## The exercise
Retype only what runs from the beginning of the data through the line with "x = np.arange(len(years))"; please omit the pictures and keep every line exact.

Begin Collected material

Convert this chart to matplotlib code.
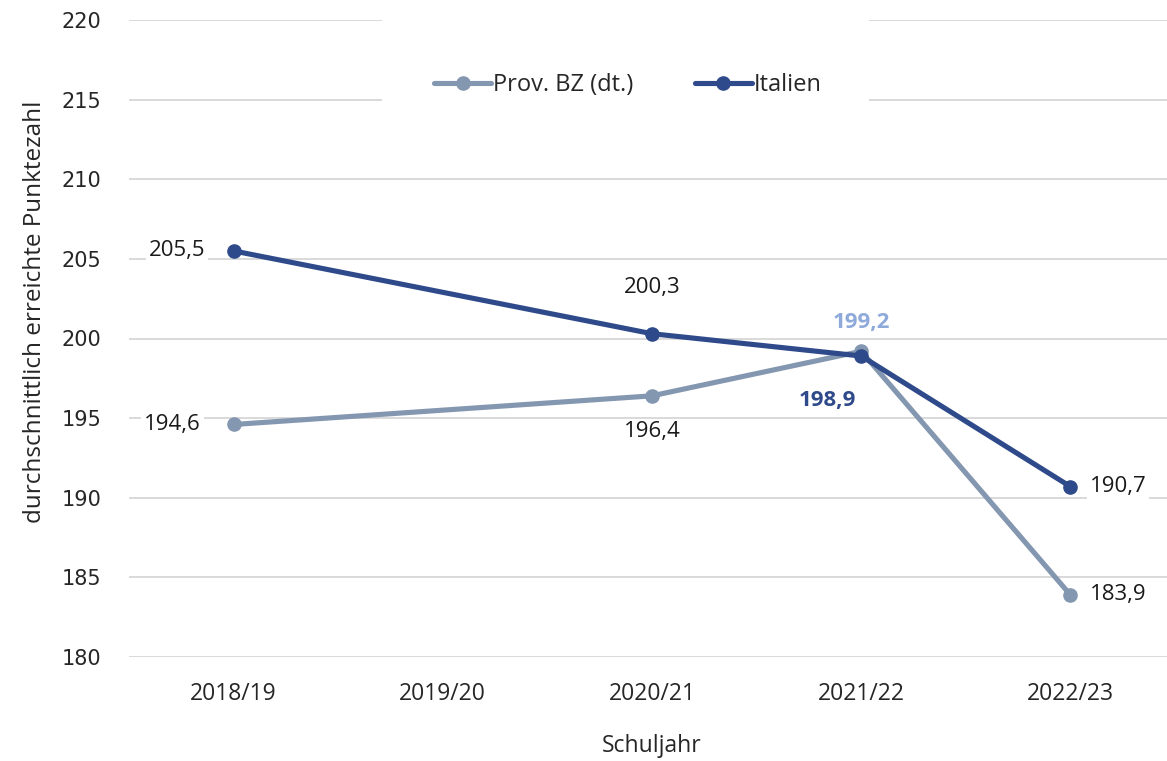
import matplotlib
matplotlib.use('Agg')
import matplotlib.pyplot as plt
from matplotlib.patches import Rectangle
import numpy as np

# data
years = ['2018/19', '2019/20', '2020/21', '2021/22', '2022/23']
bz_values = [194.6, np.nan, 196.4, 199.2, 183.9]
it_values = [205.5, np.nan, 200.3, 198.9, 190.7]
y_ticks = [180, 185, 190, 195, 200, 205, 210, 215, 220]

BZ_COLOR = '#8497b0'
IT_COLOR = '#2f4a8a'
LABEL_FONT = ['Open Sans', 'DejaVu Sans']

W, H = 1167, 761
fig = plt.figure(figsize=(W / 100, H / 100), dpi=100)
# plot area runs a bit past the right edge, as in the original
ax = fig.add_axes([129 / W, 1 - 657 / H, (1175 - 129) / W, (657 - 20) / H])

x = np.arange(len(years))


# connect across the missing year, like the original chart
def plot_series(vals, color, label, z):
    vals = np.array(vals, dtype=float)
    ok = ~np.isnan(vals)
    ax.plot(x[ok], vals[ok], color=color, linewidth=3.7, marker='o',
            markersize=9.5, label=label, zorder=z, solid_capstyle='round')


plot_series(bz_values, BZ_COLOR, 'Prov. BZ (dt.)', 3)
plot_series(it_values, IT_COLOR, 'Italien', 4)

# gridlines
for t in y_ticks:
    ax.axhline(t, color='#d9d9d9', linewidth=1.4, zorder=0)

ax.set_xlim(-0.5, len(years) - 0.5)
ax.set_ylim(180, 220)
ax.set_yticks(y_ticks)
ax.set_xticks(x)
ax.set_xticklabels(years, family=LABEL_FONT, fontsize=16.5, color='#262626')
for lbl in ax.get_yticklabels():
    lbl.set_family('DejaVu Sans')
    lbl.set_fontsize(15)
    lbl.set_color('#262626')
ax.tick_params(axis='both', length=0)
ax.tick_params(axis='y', pad=20)
ax.tick_params(axis='x', pad=18)
for s in ax.spines.values():
    s.set_visible(False)

# y label sits a bit above the plot centre in the original
fig.text(35 / W, 1 - 312 / H, 'durchschnittlich erreichte Punktezahl',
         rotation=90, ha='center', va='center', family=LABEL_FONT,
         fontsize=17.5, color='#262626')
ax.set_xlabel('Schuljahr', family=LABEL_FONT,
              fontsize=16.5, color='#262626', labelpad=20)

box = dict(facecolor='white', edgecolor='none', pad=2)


def val_label(i, v, dx, dy, color='#1a1a1a', bold=False, ha='center'):
    ax.annotate(f'{v:.1f}'.replace('.', ','), (i, v), xytext=(dx, dy),
                textcoords='offset points', ha=ha, va='center',
                fontsize=16, family=LABEL_FONT, color=color,
                fontweight='bold' if bold else 'normal', bbox=box, zorder=2)


# Prov. BZ labels
val_label(0, bz_values[0], -44, 0)
val_label(2, bz_values[2], 0, -26)
val_label(3, bz_values[3], 0, 21, color='#8eaadb', bold=True)
val_label(4, bz_values[4], 14, 0, ha='left')
# Italien labels
val_label(0, it_values[0], -41, 0)
val_label(2, it_values[2], 0, 33)
val_label(3, it_values[3], -24, -32, color=IT_COLOR, bold=True)
val_label(4, it_values[4], 14, 0, ha='left')

# white legend area hiding the two top gridlines
ax.add_patch(Rectangle((382 / W, 1 - 112 / H), (869 - 382) / W,
                       (112 - 8) / H, transform=fig.transFigure,
                       facecolor='white', edgecolor='none', zorder=1,
                       clip_on=False))

leg = ax.legend(loc='center', bbox_to_anchor=(628 / W, 1 - 85 / H),
                bbox_transform=fig.transFigure, ncol=2, frameon=False,
                borderaxespad=0, handlelength=2.4, handletextpad=0.1,
                columnspacing=2.6, prop={'family': LABEL_FONT, 'size': 17})
leg.set_zorder(10)
for t in leg.get_texts():
    t.set_color('#262626')

fig.savefig('out.png', dpi=100)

End Collected material

## Written response
Convert this chart to matplotlib code.
import matplotlib
matplotlib.use('Agg')
import matplotlib.pyplot as plt
from matplotlib.patches import Rectangle
import numpy as np

# data
years = ['2018/19', '2019/20', '2020/21', '2021/22', '2022/23']
bz_values = [194.6, np.nan, 196.4, 199.2, 183.9]
it_values = [205.5, np.nan, 200.3, 198.9, 190.7]
y_ticks = [180, 185, 190, 195, 200, 205, 210, 215, 220]

BZ_COLOR = '#8497b0'
IT_COLOR = '#2f4a8a'
LABEL_FONT = ['Open Sans', 'DejaVu Sans']

W, H = 1167, 761
fig = plt.figure(figsize=(W / 100, H / 100), dpi=100)
# plot area runs a bit past the right edge, as in the original
ax = fig.add_axes([129 / W, 1 - 657 / H, (1175 - 129) / W, (657 - 20) / H])

x = np.arange(len(years))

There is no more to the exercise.